The Earth’s oceanic crust has been getting ‘significantly’ thinner over time and is now at its thinnest point ever, according to a new study.
The oldest evidence that the team studied (crust from approximately 170 million years ago) in the Jurassic period, was one mile thicker than today’s equivalent.
Our planet looked very different millions of years ago: the continent formation that we are all so familiar with today was in fact nonexistent.
Instead there was one giant supercontinent, known as Pangea, that mostly lay in the Southern hemisphere and later split into Eurasia, North America, South America, Africa, and Australia.

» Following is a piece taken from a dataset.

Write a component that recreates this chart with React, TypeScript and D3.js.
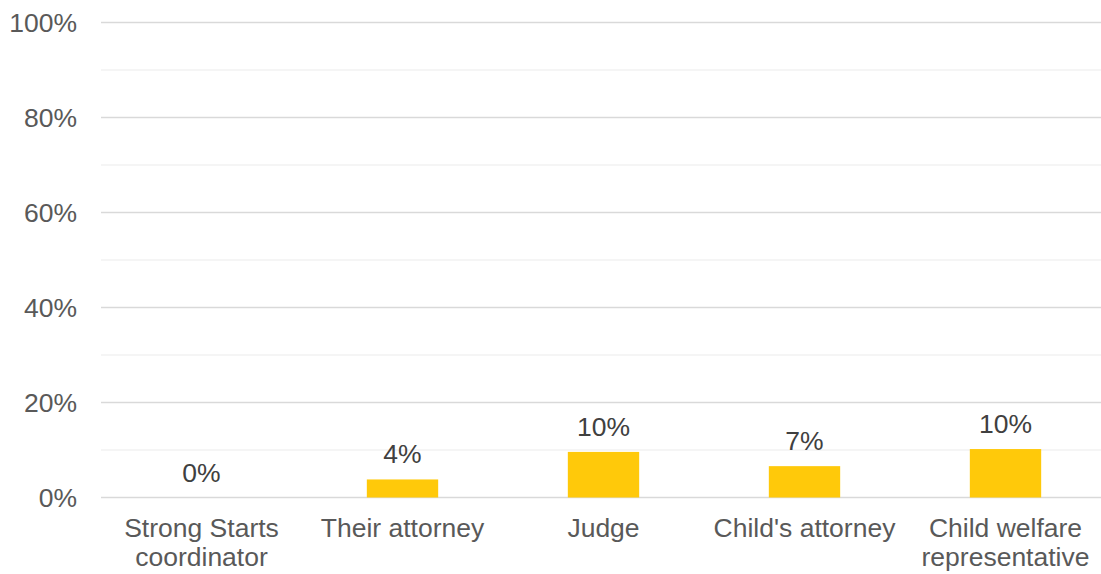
import React from "react";
import * as d3 from "d3";

const categories: string[][] = [
  ["Strong Starts", "coordinator"],
  ["Their attorney"],
  ["Judge"],
  ["Child's attorney"],
  ["Child welfare", "representative"],
];
const values: number[] = [0, 3.8, 9.6, 6.6, 10.2];
const valueLabels: string[] = ["0%", "4%", "10%", "7%", "10%"];
const majorTicks: number[] = [0, 20, 40, 60, 80, 100];
const minorTicks: number[] = [10, 30, 50, 70, 90];

const W = 1101;
const H = 574;
const FONT = "'Liberation Sans', Arial, sans-serif";
const FS = 26.5;

export default function App() {
  const keys = categories.map((c) => c.join(" "));
  const x = d3
    .scaleBand<string>()
    .domain(keys)
    .range([101, 1106])
    .paddingInner(0.645)
    .paddingOuter(0.3225);
  const y = d3.scaleLinear().domain([0, 100]).range([497.5, 22.5]);
  const fmt = (v: number) => `${v}%`;

  return (
    <svg
      width={W}
      height={H}
      style={{ position: "absolute", left: 0, top: 0, background: "#fff" }}
      fontFamily={FONT}
    >
      {minorTicks.map((t) => (
        <line key={"m" + t} x1={101} x2={W} y1={y(t)} y2={y(t)} stroke="#f2f2f2" strokeWidth={1.3} />
      ))}
      {majorTicks.map((t) => (
        <line key={"M" + t} x1={101} x2={W} y1={y(t)} y2={y(t)} stroke="#d9d9d9" strokeWidth={1.3} />
      ))}
      {majorTicks.map((t) => (
        <text
          key={"t" + t}
          x={77}
          y={y(t)}
          dy="0.35em"
          textAnchor="end"
          fontSize={FS}
          fill="#595959"
        >
          {fmt(t)}
        </text>
      ))}
      {values.map((v, i) => {
        const k = keys[i];
        const bx = x(k)!;
        return (
          <g key={k}>
            <rect x={bx} y={y(v)} width={x.bandwidth()} height={y(0) - y(v)} fill="#ffc90a" />
            <text
              x={bx + x.bandwidth() / 2}
              y={y(v) - 16}
              textAnchor="middle"
              fontSize={FS}
              fill="#404040"
            >
              {valueLabels[i]}
            </text>
          </g>
        );
      })}
      {categories.map((lines, i) => {
        const cx = x(keys[i])! + x.bandwidth() / 2;
        return (
          <text key={"c" + i} x={cx} y={537} textAnchor="middle" fontSize={FS} fill="#595959">
            {lines.map((l, j) => (
              <tspan key={j} x={cx} y={537 + j * 28.5}>
                {l}
              </tspan>
            ))}
          </text>
        );
      })}
    </svg>
  );
}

It was during this time, about 170 million years ago, that the crust was much thicker than it is today, but after Pangea broke apart the earth’s interior started to cool down.
It is worth nothing that this cooling is entirely unrelated to short-term human-made climate change, according to the team at the University of Texas, and is instead a result of the earth’s interior being more exposed to the elements.
Lead author Harm Van Avendonk explained that the crust was acting as an ‘insulating blanket’ that has now disappeared: “When the continents started opening up, and the deeper mantle was exposed, more or less, to the atmosphere and the ocean, it [the earth] started cooling much faster.”
Since the break up of Pangea, the rate at which the mantle was cooling has increased from between six and eleven degrees celcius every 100 million years to fifteen to twenty degrees every 100 million years.
It is this cooling that is causing the mantle to become much thinner over time.
Although this phenomenon of cooling doesn’t influence the climate on the surface of the earth, the trend of thinning is important for humans because it is changing the way plate tectonics affects events on the surface.
Of course, plates, and their faults (such as the 800-mile-long San Andreas fault in California) are what cause devastating earthquakes.